• [Pierre Verluise->http://www.iris-france.org/cv.php?fichier=cv/cv&nom=verluise]

Le PIB espagnol pèse environ un neuvième du PIB de la zone euro. Quatrième économie de la zone euro, l’Espagne semble cependant en difficulté. Les bons du Trésor espagnol s’échangent début décembre 2010 à un prix deux fois supérieur à ceux du Trésor allemand. Pourtant, le niveau de la dette publique espagnole n’est “que” de 63,2% du PIB, très en dessous des 118% de l’Italie, sans parler des 130% de la Grèce. Certes, en 2010, le déficit public espagnol avoisine 9,3% du PIB, mais l’année précédente était pire (11%).

Que s’est-il passé ?

Après des années de croissance économique significative, l’Espagne a été frappée de plein fouet par la crise venue des Etats-Unis. Le taux de croissance du PIB espagnol en 2008 a été de 0,9%, et de – 3,7% en 2009. La bulle de spéculation immobilière a éclaté comme une bulle de savon, avec un brutal retour au principe de réalité: 20 % de la population active se trouve au chômage en 2010. Soit le taux de chômage le plus élevé des 16 pays de la zone euro comme des 27 pays de l’Union européenne. Ce qui pèse non seulement sur la croissance économique de 2010 (prévision -0,4%) mais encore sur les perspectives de reprise. Quand un actif sur cinq est à la recherche d’un emploi, cela ne peut que pénaliser la consommation, donc les rentrées fiscales. Pour faire bon poids, la classe politique est divisée quant à la conduite à tenir.

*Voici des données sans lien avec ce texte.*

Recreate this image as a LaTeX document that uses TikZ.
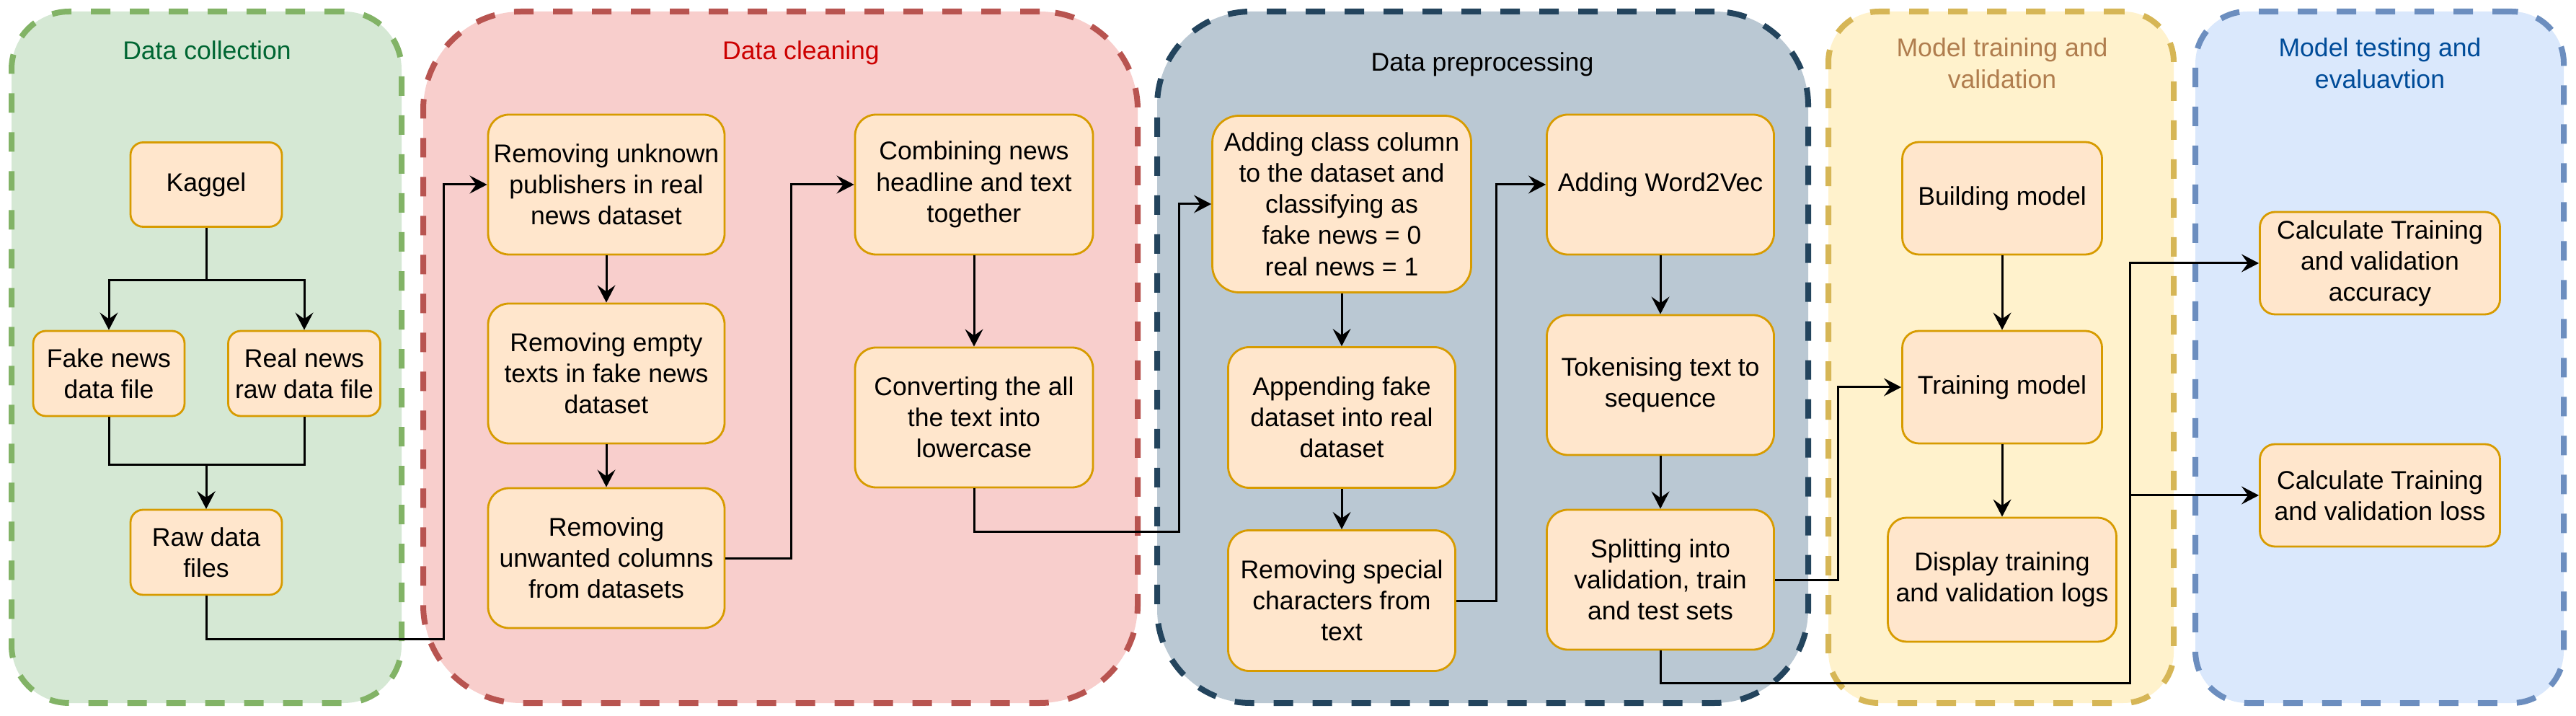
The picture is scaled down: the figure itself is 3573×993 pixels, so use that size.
\documentclass[tikz,border=0pt]{standalone}
\usepackage{fontspec}
\setmainfont{Liberation Sans}
\usetikzlibrary{arrows.meta,calc}
\definecolor{greenfill}{HTML}{D5E8D4}
\definecolor{greenline}{HTML}{82B366}
\definecolor{greentext}{HTML}{006633}
\definecolor{redfill}{HTML}{F8CECC}
\definecolor{redline}{HTML}{B85450}
\definecolor{redtext}{HTML}{CC0000}
\definecolor{dbfill}{HTML}{BAC8D3}
\definecolor{dbline}{HTML}{23445D}
\definecolor{yfill}{HTML}{FFF2CC}
\definecolor{yline}{HTML}{D6B656}
\definecolor{ytext}{HTML}{B07D4E}
\definecolor{bfill}{HTML}{DAE8FC}
\definecolor{bline}{HTML}{6C8EBF}
\definecolor{btext}{HTML}{004C99}
\definecolor{boxfill}{HTML}{FFE6CC}
\definecolor{boxline}{HTML}{D79B00}
\begin{document}
\begin{tikzpicture}[x=0.25pt,y=-0.25pt,
  lane/.style={line width=2pt, dash pattern=on 6.75pt off 6.75pt, inner sep=0pt, minimum height=239.75pt},
  box/.style={draw=boxline, fill=boxfill, line width=0.7pt, rounded corners=#1, align=center, inner sep=0pt, font=\fontsize{8.9pt}{10.8pt}\selectfont},
  arr/.style={draw=black, line width=0.75pt, -{Stealth[length=6pt,width=6.2pt,inset=2.2pt]}},
  ttl/.style={anchor=base, inner sep=0pt, font=\fontsize{8.9pt}{11pt}\selectfont}
]
\useasboundingbox[fill=white] (0,0) rectangle (3573,993);

% containers
\node[lane, draw=greenline, fill=greenfill, rounded corners=20pt, minimum width=135.25pt] (gC) at (286.5,495.5) {};
\node[lane, draw=redline, fill=redfill, rounded corners=34pt, minimum width=247.75pt] (rC) at (1082.5,495.5) {};
\node[lane, draw=dbline, fill=dbfill, rounded corners=32.5pt, minimum width=225.75pt] (dC) at (2056.5,495.5) {};
\node[lane, draw=yline, fill=yfill, rounded corners=17.5pt, minimum width=119.75pt] (yC) at (2775.5,495.5) {};
\node[lane, draw=bline, fill=bfill, rounded corners=18pt, minimum width=127.75pt] (bC) at (3300.5,495.5) {};

% titles
\node[ttl, text=greentext] (tg) at (287,83) {Data collection};
\node[ttl, text=redtext] (tr) at (1111,83) {Data cleaning};
\node[ttl, text=black] (td) at (2056,99) {Data preprocessing};
\node[ttl, text=ytext] (ty1) at (2777,79) {Model training and};
\node[ttl, text=ytext] (ty2) at (2777,123) {validation};
\node[ttl, text=btext] (tb1) at (3301,79) {Model testing and};
\node[ttl, text=btext] (tb2) at (3301,123) {evaluavtion};

% data collection
\node[box=4.4pt, minimum width=52.5pt, minimum height=29.25pt] (kag) at (286,256) {Kaggel};
\node[box=4.4pt, minimum width=52.5pt, minimum height=29.5pt] (fake) at (151,518) {Fake news\\data file};
\node[box=4.4pt, minimum width=52.75pt, minimum height=29.5pt] (real) at (422,518) {Real news\\raw data file};
\node[box=4.4pt, minimum width=52.5pt, minimum height=29.5pt] (raw) at (286,766) {Raw data\\files};

% data cleaning
\node[box=7.25pt, minimum width=82pt, minimum height=48.5pt] (r1) at (841,256) {Removing unknown\\publishers in real\\news dataset};
\node[box=7.25pt, minimum width=82pt, minimum height=48.5pt] (r2) at (841,518) {Removing empty\\texts in fake news\\dataset};
\node[box=7.25pt, minimum width=82pt, minimum height=48.5pt] (r3) at (841,774) {Removing\\unwanted columns\\from datasets};
\node[box=7.25pt, minimum width=82.5pt, minimum height=48.5pt] (r4) at (1351,256) {Combining news\\headline and text\\together};
\node[box=7.25pt, minimum width=82.5pt, minimum height=48.5pt] (r5) at (1351,579) {Converting the all\\the text into\\lowercase};

% data preprocessing
\node[box=9.25pt, minimum width=89.75pt, minimum height=61.25pt] (p1) at (1861,283) {Adding class column\\to the dataset and\\classifying as\\fake news = 0\\real news = 1};
\node[box=7.25pt, minimum width=78.75pt, minimum height=48.75pt] (p2) at (1861,579) {Appending fake\\dataset into real\\dataset};
\node[box=7.25pt, minimum width=78.75pt, minimum height=48.75pt] (p3) at (1861,833) {Removing special\\characters from\\text};
\node[box=7.25pt, minimum width=78.75pt, minimum height=48.5pt] (p4) at (2303,256) {Adding Word2Vec};
\node[box=7.25pt, minimum width=78.75pt, minimum height=48.5pt] (p5) at (2303,534) {Tokenising text to\\sequence};
\node[box=7.25pt, minimum width=78.75pt, minimum height=48.5pt] (p6) at (2303,804) {Splitting into\\validation, train\\and test sets};

% model training
\node[box=5.75pt, minimum width=69.25pt, minimum height=39pt] (m1) at (2777,275) {Building model};
\node[box=5.75pt, minimum width=69.25pt, minimum height=39pt] (m2) at (2777,537) {Training model};
\node[box=6.5pt, minimum width=79.25pt, minimum height=43pt] (m3) at (2777,804) {Display training\\and validation logs};

% model testing
\node[box=5.25pt, minimum width=83.25pt, minimum height=35.5pt] (e1) at (3301,365) {Calculate Training\\and validation\\accuracy};
\node[box=5.25pt, minimum width=83.25pt, minimum height=35.5pt] (e2) at (3301,687) {Calculate Training\\and validation loss};

% connectors
\draw[arr] (kag.south) -- ++(0,73) -| (fake.north);
\draw[arr] (kag.south) -- ++(0,73) -| (real.north);
\draw[arr] (fake.south) -- ++(0,66) -| (raw.north);
\draw[arr] (real.south) -- ++(0,66) -| (raw.north);
\draw[arr] (raw.south) -- ++(0,60) -| ($(r1.west)+(-60,0)$) -- (r1.west);
\draw[arr] (r1) -- (r2);
\draw[arr] (r2) -- (r3);
\draw[arr] (r3.east) -- ++(91,0) |- (r4.west);
\draw[arr] (r4) -- (r5);
\draw[arr] (r5.south) -- ++(0,60) -| ($(p1.west)+(-45,0)$) -- (p1.west);
\draw[arr] (p1) -- (p2);
\draw[arr] (p2) -- (p3);
\draw[arr] (p3.east) -- ++(56,0) |- (p4.west);
\draw[arr] (p4) -- (p5);
\draw[arr] (p5) -- (p6);
\draw[arr] (p6.east) -- ++(88,0) |- (m2.west);
\draw[arr] (m1) -- (m2);
\draw[arr] (m2) -- (m3);
\draw[arr] (p6.south) -- ++(0,45) -| ($(e1.west)+(-179,0)$) -- (e1.west);
\draw[arr] (p6.south) -- ++(0,45) -| ($(e2.west)+(-179,0)$) -- (e2.west);
\end{tikzpicture}
\end{document}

Démographiquement et économiquement, l’Espagne est un pays charnière.

Démographiquement, l’Espagne ne compte pas parmi les pays les plus peuplés de l’Union européenne (Allemagne, France, Royaume-Uni, Italie)… ni au nombre des Etats de moins de 1 million d’habitants (Chypre, Luxembourg, Malte). Avec 46 millions d’habitants, l’Espagne est le 5e pays le plus peuplé de l’UE-27, à la charnière des pays les plus peuplés et les moins peuplés. Comme la Pologne, l’Espagne est un “poids moyen” qui entend bien évidemment tirer le plus des bénéfices de cette position, notamment sur le plan politique. L’Espagne partage cependant avec d’autres pays une faible fécondité (1,4 enfants par femme) et un vieillissement accéléré. Selon les prévisions d’Eurostat, sa population devrait sérieusement décliner entre 2025 et 2050. (http://www.diploweb.com/IMG/pdf/atlas-ue.pdf, carte des perspectives démographiques de l’UE de 2025 à 2050). Ce qui ne saurait rester sans incidences économiques.

Economiquement, l’Espagne affiche pour l’heure un PIB proche de la moitié du PIB français. Le PIB espagnol par habitant en Standard de pouvoir d’achat (SPA), UE-27 base 100, est de 104. Autrement dit, le niveau de vie espagnol est proche du niveau de vie moyen de l’UE élargie (100). La productivité espagnole est de 94% de celle de l’ex-UE-15, soit les pays entrés au plus tard en 1995 dans l’UE. Existe-t-il ici une marge de progression ? C’est la conviction de la Banque centrale européenne qui déclarait hier à Paris par la bouche de son Président, Jean-Claude Trichet: “La BCE dit à l’Espagne, comme à d’autres pays de la zone euro d’ailleurs: ‘Donnez-vous les moyens de rendre crédibles vos objectifs, notamment en matière de déficit public. Prenez des mesures pour augmenter la flexibilité de l’économie afin d’élever votre potentiel de croissance. Faites les réformes nécessaires pour accroître la compétitivité de votre économie’ “.

Enfin, l’Espagne pourrait être un pays charnière sur le plan budgétaire. Compte tenu du volume de son économie, une aide financière à l’Espagne risquerait – peut-être – d’épuiser le filet de sécurité de 750 milliards d’euros constitué par la zone euro, l’UE et le FMI.

Objectif pour l’Espagne comme pour l’ensemble de la zone euro: construire une économie plus solide et plus résiliente.